The Self-Deception of Adoption Panaceas
The reflex after a tragedy involving an adopted child is to call for an immediate overhaul of the adoption screening process. Let us run a thought experiment to see where that logic leads.
Imagine a scenario where the state introduces mandatory, intensive psychiatric profiling and continuous biometric stress-testing for every prospective adoptive parent. To eliminate all risk, the process becomes so invasive, expensive, and protracted that the timeline to adopt stretches from two years to seven.
The immediate result? The number of approved adoptive families plummets by 80 percent. Thousands of children are left to languish in state foster care systems indefinitely.
Statistically, children who spend their entire upbringing within the foster care system face vastly higher rates of homelessness, incarceration, and systemic neglect than those placed in permanent homes—even when factoring in the statistical anomalies of abusive adoptive households.
By hyper-focusing on eliminating the absolute anomaly of the deeply hidden abuser, a hyper-regulated system inflicts guaranteed, measurable harm on the vast majority of the population it is trying to protect. Risk cannot be reduced to zero without shutting down the mechanism entirely.
The Myth of the Clear Red Flag
Post-trial reporting always suffers from hindsight bias. Journalists sift through the killer's past, find an ambiguous text message, a bad mood noted by a neighbor, or an erratic journal entry, and present it as an obvious warning sign that the authorities missed.
This is a distortion of reality. If you examine the daily lives of a million completely ordinary, non-violent people, you will find moments of frustration, dark humor, financial stress, and interpersonal friction. If those same minor anomalies are used to disqualify people from adopting or teaching, the entire labor force of care and education collapses.
The institutional reality is that supervisors and social workers deal with a constant wall of noise. Discerning the difference between a stressed parent or tired teacher and a latent murderer before an overt act has occurred is a psychological impossibility. The system cannot intercept what has not yet manifested.
Changing the Focus from Screening to Survival
If the goal is genuinely to protect vulnerable infants rather than to feel better by passing empty legislation, the strategy must pivot entirely. Stop pretending we can spot every bad actor at the front door. Instead, build systems designed for rapid, internal intervention when the pressure builds.
The current structure treats adoption approval as a finish line. Once the child is placed and the final orders are signed, the state steps back, offering occasional check-ins but largely leaving the family to its own devices. This creates an environment of intense isolation, particularly for new parents who may be struggling with the severe reality of a crying infant but feel terrified to ask for help because they fear the state will deem them unfit and revoke the adoption.
We need to dismantle the culture of performative perfection in parenting. This means establishing mandatory, non-punitive, high-frequency support structures during the first 24 months of placement. Not bureaucratic inspections meant to judge, but external, routine relief systems that assume every parent—regardless of how many degrees or clean background checks they possess—is vulnerable to acute exhaustion and cognitive overload.

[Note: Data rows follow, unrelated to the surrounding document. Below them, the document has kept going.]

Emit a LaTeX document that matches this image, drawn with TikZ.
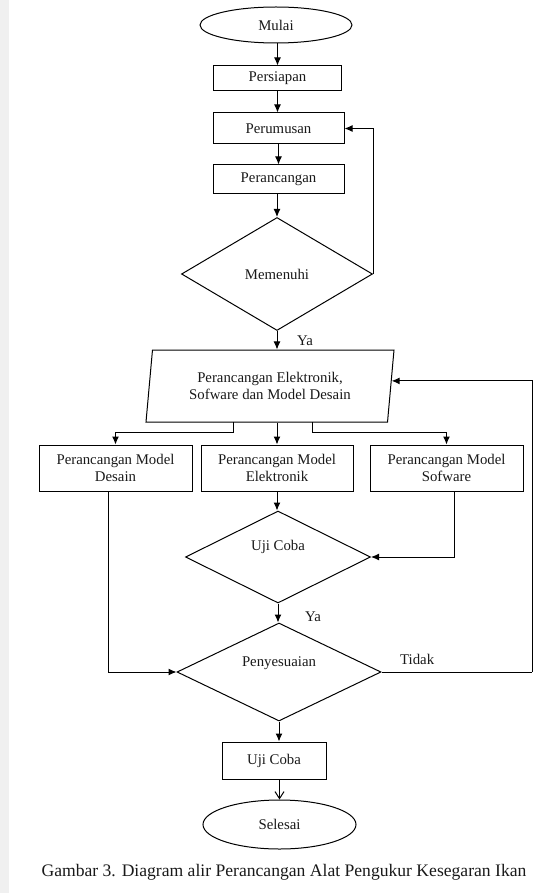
\documentclass[tikz,border=0pt]{standalone}
\usepackage{fontspec}
\setmainfont{Liberation Serif}
\usetikzlibrary{shapes.geometric,arrows.meta,calc}
\begin{document}
\begin{tikzpicture}[x=1pt,y=-1pt,
  every node/.style={font=\fontsize{14.8}{17}\selectfont, text=black!90},
  box/.style={draw, rectangle, inner sep=0pt, line width=1pt, align=center},
  term/.style={draw, ellipse, inner sep=0pt, line width=1pt},
  dec/.style={draw, diamond, inner sep=0pt, line width=1pt},
  conn/.style={line width=1pt, -{Latex[length=8pt,width=7pt]}},
  plain/.style={line width=1pt},
  lbl/.style={inner sep=0pt, anchor=west}]
\useasboundingbox (0,0) rectangle (536,893);
\fill[gray!12] (0,0) rectangle (9,893);

\node[term, minimum width=152pt, minimum height=36pt] (mulai) at (276,25) {Mulai};
\node[box, minimum width=128pt, minimum height=25pt] (persiapan) at (277.5,78.5) {Persiapan};
\node[box, minimum width=131pt, minimum height=31pt] (perumusan) at (278.5,128.5) {Perumusan};
\node[box, minimum width=131pt, minimum height=29pt] (perancangan) at (278.5,179.5) {Perancangan};
\node[dec, minimum width=191pt, minimum height=113pt] (memenuhi) at (277,274) {Memenuhi};
\node[lbl] (ya1) at (297,341) {Ya};

\node[draw, trapezium, trapezium left angle=76.7, trapezium right angle=103.3,
      trapezium stretches body, inner sep=0pt, line width=1pt, align=center,
      minimum width=248pt, minimum height=72pt] (par) at (270,386)
      {Perancangan Elektronik,\\Sofware dan Model Desain};

\node[box, minimum width=153pt, minimum height=46pt] (pdl) at (115.5,468) {Perancangan Model\\Desain};
\node[box, minimum width=152pt, minimum height=46pt] (pme) at (277,468) {Perancangan Model\\Elektronik};
\node[box, minimum width=153pt, minimum height=46pt] (psw) at (446.5,468) {Perancangan Model\\Sofware};

\node[dec, minimum width=185pt, minimum height=92pt] (uji) at (278,557) {};
\node at (278,547) {Uji Coba};
\node[lbl] (ya2) at (305,617) {Ya};
\node[dec, minimum width=204pt, minimum height=98pt] (pen) at (279,672) {};
\node at (279,663) {Penyesuaian};
\node[lbl] (tidak) at (400,659) {Tidak};

\node[box, minimum width=104pt, minimum height=37pt] (ujb) at (274,760.5) {Uji Coba};
\node[term, minimum width=153pt, minimum height=49pt] (selesai) at (279.5,824.5) {Selesai};

\node[font=\fontsize{17.6}{20}\selectfont] (cap) at (284,872) {Gambar 3. Diagram alir Perancangan Alat Pengukur Kesegaran Ikan};

% connectors
\draw[conn] (mulai.south -| persiapan.north) -- (persiapan.north);
\draw[conn] (persiapan.south) -- (persiapan.south |- perumusan.north);
\draw[conn] (perumusan.south) -- (perancangan.north);
\draw[conn] (perancangan.south -| memenuhi.north) -- (memenuhi.north);
\draw[conn] (memenuhi.east) |- (perumusan.east);
\draw[conn] (memenuhi.south) -- (memenuhi.south |- par.north);

\coordinate (pb1) at (233,422);
\coordinate (pb2) at (312,422);
\coordinate (pin) at ($(par.top right corner)!0.43!(par.bottom right corner)$);
\draw[conn] (pb1) -- ++(0,10) -| (pdl.north);
\draw[conn] (pme.north |- par.south) -- (pme.north);
\draw[conn] (pb2) -- ++(0,10) -| (psw.north);

\draw[conn] (pme.south) -- (pme.south |- uji.north);
\draw[conn] ([xshift=8pt]psw.south) |- (uji.east);
\draw[conn] (uji.south) -- (uji.south |- pen.north);
\draw[conn] ([xshift=-7pt]pdl.south) |- (pen.west);
\coordinate (rr) at (532,672);
\draw[plain] (pen.east) -- (rr);
\draw[conn] (rr) |- (pin);
\draw[conn] (pen.south) -- (pen.south |- ujb.north);
\draw[line width=1pt, -{Straight Barb[length=7pt,width=9pt]}] (ujb.south -| selesai.north) -- (selesai.north);
\end{tikzpicture}
\end{document}
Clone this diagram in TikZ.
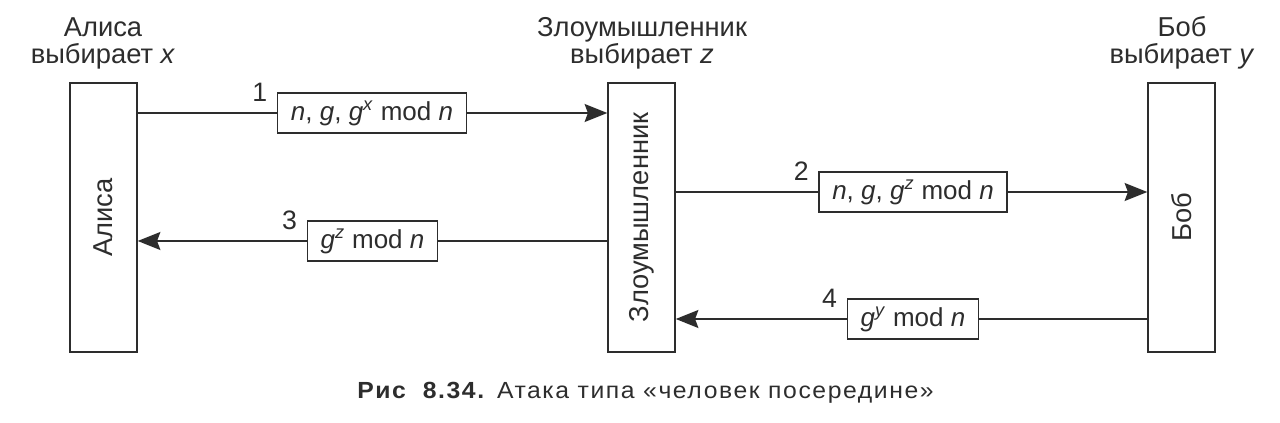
\documentclass[tikz,border=0pt]{standalone}
\usepackage{fontspec}
\setmainfont{Liberation Sans}
\usetikzlibrary{arrows.meta}
\definecolor{ink}{RGB}{45,45,45}
\begin{document}
\begin{tikzpicture}[x=0.75pt,y=-0.75pt,
  every node/.style={text=ink},
  party/.style={draw=ink,line width=1.1pt,minimum width=50.25pt,minimum height=201.5pt,inner sep=0pt},
  plabel/.style={rotate=90,font=\fontsize{20.5}{24}\selectfont},
  msg/.style={draw=ink,line width=1.1pt,fill=white,minimum height=30pt,inner xsep=10pt,inner ysep=2pt,font=\fontsize{19.5}{22}\selectfont},
  num/.style={font=\fontsize{20}{22}\selectfont,inner sep=0pt,anchor=base east,xshift=-7pt,yshift=8.5pt},
  title/.style={font=\fontsize{20.5}{24}\selectfont,anchor=base,inner sep=0pt},
  arr/.style={draw=ink,line width=1.1pt,-{Stealth[length=17pt,width=13.5pt,inset=2.5pt]}}]
\useasboundingbox (0,0) rectangle (1280,423);
\node[party] (alice) at (103.5,217.5) {};
\node[party] (att) at (641.5,217.5) {};
\node[party] (bob) at (1181.5,217.5) {};
\node[plabel] (la) at (alice) {Алиса};
\node[plabel] (lz) at (att) {Злоумышленник};
\node[plabel] (lb) at (bob) {Боб};
\node[title] (ta1) at (103,37) {Алиса};
\node[title] (ta2) at (103,64) {выбирает \textit{x}};
\node[title] (tz1) at (642,37) {Злоумышленник};
\node[title] (tz2) at (642,64) {выбирает \textit{z}};
\node[title] (tb1) at (1182,37) {Боб};
\node[title] (tb2) at (1182,64) {выбирает \textit{y}};
% message 1
\coordinate (m1) at (372,113);
\draw[arr] (alice.east |- m1) -- (att.west |- m1);
\node[msg] (b1) at (m1) {\textit{n}, \textit{g}, \textit{g}\textsuperscript{\textit{x}} mod \textit{n}};
\node[num] (n1) at (b1.west) {1};
% message 2
\coordinate (m2) at (913,192);
\draw[arr] (att.east |- m2) -- (bob.west |- m2);
\node[msg] (b2) at (m2) {\textit{n}, \textit{g}, \textit{g}\textsuperscript{\textit{z}} mod \textit{n}};
\node[num] (n2) at (b2.west) {2};
% message 3
\coordinate (m3) at (372.5,241);
\draw[arr] (att.west |- m3) -- (alice.east |- m3);
\node[msg] (b3) at (m3) {\textit{g}\textsuperscript{\textit{z}} mod \textit{n}};
\node[num] (n3) at (b3.west) {3};
% message 4
\coordinate (m4) at (913,319);
\draw[arr] (bob.west |- m4) -- (att.east |- m4);
\node[msg] (b4) at (m4) {\textit{g}\textsuperscript{\textit{y}} mod \textit{n}};
\node[num] (n4) at (b4.west) {4};
% caption
\node[font=\fontsize{17.5}{20}\selectfont\addfontfeatures{LetterSpace=6.4},anchor=base west,inner sep=0pt] (cap) at (357,398) {\scalebox{1.06}[1]{\textbf{Рис\ \ 8.34.} Атака типа «человек посередине»}};
\end{tikzpicture}
\end{document}
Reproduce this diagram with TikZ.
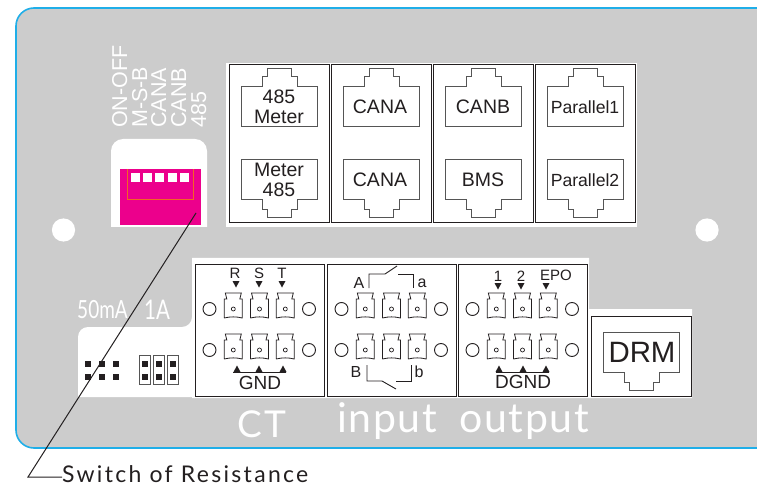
\documentclass[tikz,border=0pt]{standalone}
\usepackage{fontspec}
\setmainfont{Liberation Sans}
\newfontfamily\panelfont[LetterSpace=4]{Lato}
\newfontfamily\narrowfont[FakeStretch=.76]{Lato}
\newfontfamily\notefont[LetterSpace=10]{Lato}
\definecolor{panelgrey}{HTML}{CCCCCC}
\definecolor{panelblue}{HTML}{1FAEE8}
\definecolor{dippink}{HTML}{EC008C}
\definecolor{diporange}{HTML}{F26522}
\definecolor{inkdark}{HTML}{231F20}
\definecolor{inkgrey}{HTML}{555555}
\newcommand{\fsize}[1]{\fontsize{#1}{#1}\selectfont}
\tikzset{
  cellbox/.style={draw=inkdark, fill=white, line width=0.9pt},
  jacklbl/.style={align=center, inner sep=0pt, text=inkdark, font=\fsize{19.5}},
  parlbl/.style={inner sep=0pt, text=inkdark, font=\fsize{17.6}},
  pinlbl/.style={inner sep=0pt, text=inkdark, font=\fsize{15}},
  rellbl/.style={inner sep=0pt, text=inkdark, font=\fsize{16}},
  gndlbl/.style={inner sep=0pt, text=inkdark, font=\fsize{19}},
  paneltxt/.style={inner sep=0pt, text=white, font=\panelfont\fsize{41}},
  diplbl/.style={inner sep=0pt, text=white, rotate=90, anchor=base west, font=\fsize{21.5}},
  amplbl/.style={inner sep=0pt, text=white, font=\narrowfont\fsize{25}},
  wire/.style={draw=inkdark, line width=0.9pt},
  leader/.style={draw=inkdark, line width=1pt},
  jack/.pic={
    \draw[draw=inkgrey, line width=1pt] (0,40) -- (0,0) -- (21,0) -- (21,-10) -- (26,-10) -- (26,-18)
      -- (50,-18) -- (50,-10) -- (56,-10) -- (56,0) -- (76,0) -- (76,40) -- cycle;
  },
  terminal/.pic={
    \draw[draw=inkdark, line width=0.8pt] (-9,25) -- (-9,6) -- (-6.5,6) -- (-8,0) -- (8,0) -- (6.5,6)
      -- (9,6) -- (9,25) .. controls (3,23.5) and (-3,23.5) .. (-9,25);
    \draw[draw=inkdark, line width=0.7pt] (0,16) circle (2);
  },
  tridown/.pic={\fill[inkdark] (-3.5,0) -- (3.5,0) -- (0,6.5) -- cycle;},
  triup/.pic={\fill[inkdark] (-3.5,0) -- (3.5,0) -- (0,-6.5) -- cycle;}
}
\begin{document}
\begin{tikzpicture}[x=1pt,y=-1pt]
  \useasboundingbox (0,0) rectangle (757,486);
  % panel
  \draw[fill=panelgrey, draw=panelblue, line width=1.6pt] (757,8) -- (34,8) arc[start angle=270, end angle=180, radius=18]
    -- (16,430) arc[start angle=180, end angle=90, radius=18] -- (757,448);
  \fill[white] (63.5,230) circle (11.6);
  \fill[white] (707,230) circle (11.6);
  % dip switch
  \fill[white] (111,227) -- (111,151) arc[start angle=180, end angle=270, radius=12]
    -- (195,139) arc[start angle=270, end angle=360, radius=12] -- (207,227) -- cycle;
  \fill[dippink] (120,169) rectangle (201,225);
  \draw[diporange, line width=0.7pt] (127,169) -- (127,199) -- (193,199) -- (193,169);
  \foreach \xx in {131,143,155,168,180}
    \fill[white] (\xx,173) rectangle ++(9,9);
  \node[diplbl] (dipa) at (127,128) {ON-OFF};
  \node[diplbl] (dipb) at (147,128) {M-S-B};
  \node[diplbl] (dipc) at (166,128) {CANA};
  \node[diplbl] (dipd) at (186,128) {CANB};
  \node[diplbl] (dipe) at (206,128) {485};
  % upper jacks
  \fill[white] (226,63) rectangle (637,227);
  \foreach \cx in {229,331,433,535}{
    \draw[cellbox] (\cx,64) rectangle ++(100,158);
    \pic at (\cx+12,87) {jack};
    \pic[yscale=-1] at (\cx+12,200) {jack};
  }
  \node[jacklbl] (metera) at (279,107) {485\\Meter};
  \node[jacklbl] (meterb) at (279,180) {Meter\\485};
  \node[jacklbl] (cana) at (380,107) {CANA};
  \node[jacklbl] (canb) at (380,180) {CANA};
  \node[jacklbl] (canc) at (483,107) {CANB};
  \node[jacklbl] (bms) at (483,180) {BMS};
  \node[parlbl] (para) at (585,107) {Parallel1};
  \node[parlbl] (parb) at (585,180) {Parallel2};
  % lower white blocks
  \fill[white] (78,397) -- (78,337) arc[start angle=180, end angle=270, radius=10] -- (182,327)
    arc[start angle=90, end angle=0, radius=10] -- (192,258) -- (589,258) -- (589,309) -- (692,309) -- (692,398) -- (192,398) -- (192,397) -- cycle;
  \foreach \jx in {88,102,116}{
    \fill[inkdark] (\jx-3,361) rectangle ++(6,6);
    \fill[inkdark] (\jx-3,374) rectangle ++(6,6);
  }
  \foreach \jx in {145,159,173}{
    \draw[draw=inkgrey, line width=0.9pt] (\jx-5.5,355) rectangle ++(11,29);
    \fill[inkdark] (\jx-3,361) rectangle ++(6,6);
    \fill[inkdark] (\jx-3,374) rectangle ++(6,6);
  }
  \node[amplbl] (amps) at (102.5,310) {50mA};
  \node[amplbl, font=\narrowfont\fsize{27}] (ampb) at (157,310) {1A};
  % terminal blocks
  \foreach \cx in {195,327,458}{
    \draw[cellbox] (\cx,264) rectangle ++(129,132);
    \foreach \tx in {38.3,64.5,90.3}{
      \pic at (\cx+\tx,293) {terminal};
      \pic at (\cx+\tx,334) {terminal};
    }
    \foreach \hx in {14.5,114}{
      \draw[wire] (\cx+\hx,309) circle (6.5);
      \draw[wire] (\cx+\hx,350) circle (6.5);
    }
  }
  \node[pinlbl] (pinr) at (235,273) {R};
  \node[pinlbl] (pins) at (259,273) {S};
  \node[pinlbl] (pint) at (282,273) {T};
  \foreach \tx in {236,259,282}
    \pic at (\tx,281) {tridown};
  \coordinate (gnda) at (233,372);
  \coordinate (gndb) at (286,372);
  \draw[wire] (gnda) -- (gndb);
  \foreach \tx in {237,259,283}
    \pic at (\tx,372) {triup};
  \node[gndlbl] (gnd) at (260,383) {GND};
  % relay contacts
  \node[rellbl] (rela) at (359,283) {A};
  \node[rellbl] (relaa) at (422,283) {a};
  \node[rellbl] (relb) at (356,372) {B};
  \node[rellbl] (relbb) at (419,372) {b};
  \draw[wire] (369,288) -- (369,274) -- (385,274) -- (397,266);
  \draw[wire] (398,274) -- (413,274) -- (413,288);
  \draw[wire] (367,365) -- (367,381) -- (382,381) -- (396,389);
  \draw[wire] (396,381) -- (411,381) -- (411,365);
  % output block
  \node[pinlbl] (pinone) at (498,276) {1};
  \node[pinlbl] (pintwo) at (521,276) {2};
  \node[pinlbl] (pinepo) at (556,275) {EPO};
  \foreach \tx in {498,521,546}
    \pic at (\tx,283) {tridown};
  \coordinate (dgnda) at (496,372);
  \coordinate (dgndb) at (549,372);
  \draw[wire] (dgnda) -- (dgndb);
  \foreach \tx in {499,523,546}
    \pic at (\tx,372) {triup};
  \node[gndlbl] (dgnd) at (523,382) {DGND};
  % drm
  \draw[cellbox] (591,316) rectangle (691,396);
  \pic[yscale=-1] at (603,372) {jack};
  \node[jacklbl, font=\fsize{29.4}] (drm) at (642,352) {DRM};
  % panel text
  \node[paneltxt, font=\panelfont\fsize{37}] (ct) at (262,424) {CT};
  \node[paneltxt, anchor=base] (input) at (387,432) {input};
  \node[paneltxt, anchor=base] (output) at (524,432) {output};
  % leader
  \coordinate (tip) at (196,213);
  \coordinate (bend) at (28,477);
  \node[inner sep=0pt, anchor=base west, text=inkdark, font=\notefont\fsize{23}] (note) at (62,482.5) {Switch of Resistance};
  \draw[leader] (tip) -- (bend) -- (note.west |- bend);
\end{tikzpicture}
\end{document}
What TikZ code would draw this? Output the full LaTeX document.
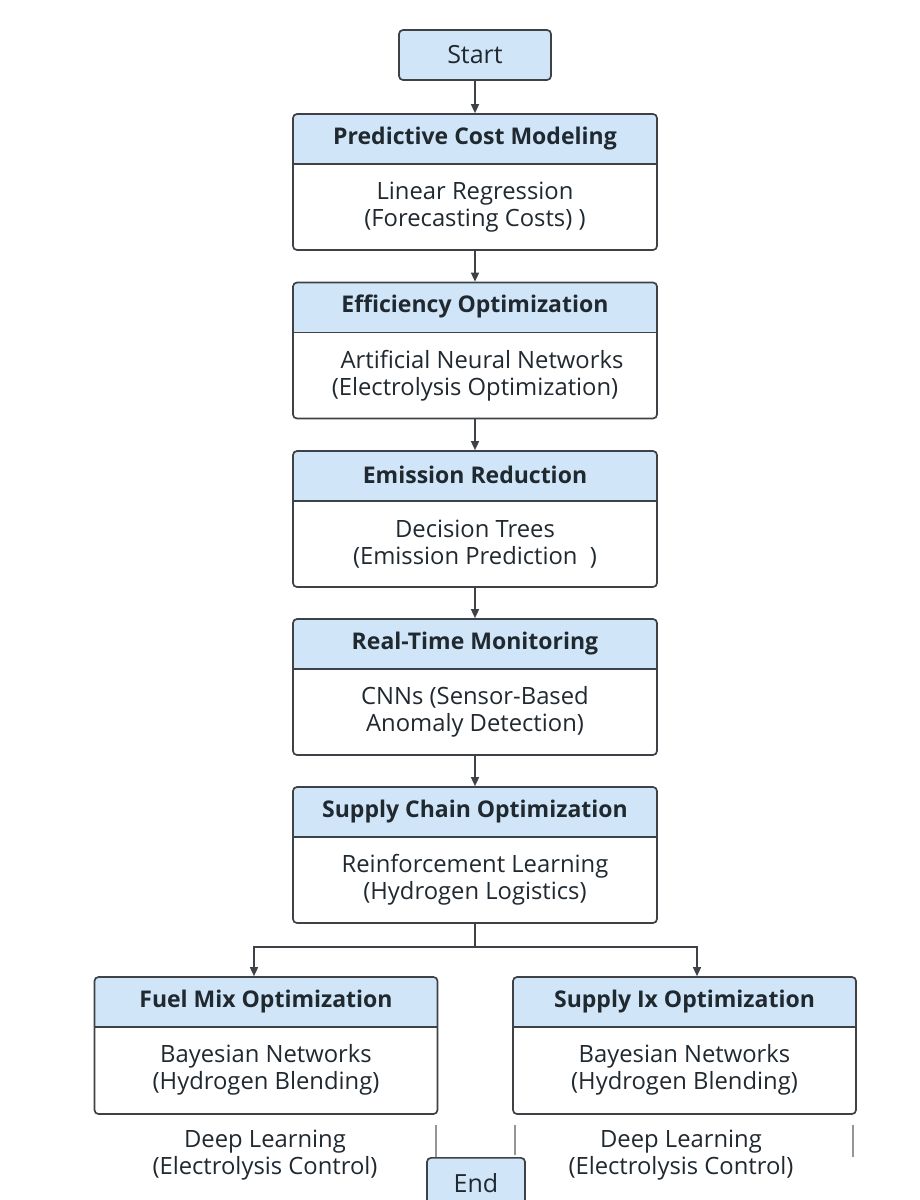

The hard truth that nobody wants to publish is that compliance paperwork does not save lives. Expecting a background check to predict a sudden act of fatal violence is like expecting a weather report from last month to predict a lightning strike today. Until we accept that human nature contains depths that no government form can chart, we will continue to write the exact same reactionary headlines every single time the system meets its natural, unavoidable limit.
Stop looking at the paperwork. Start looking at the isolation.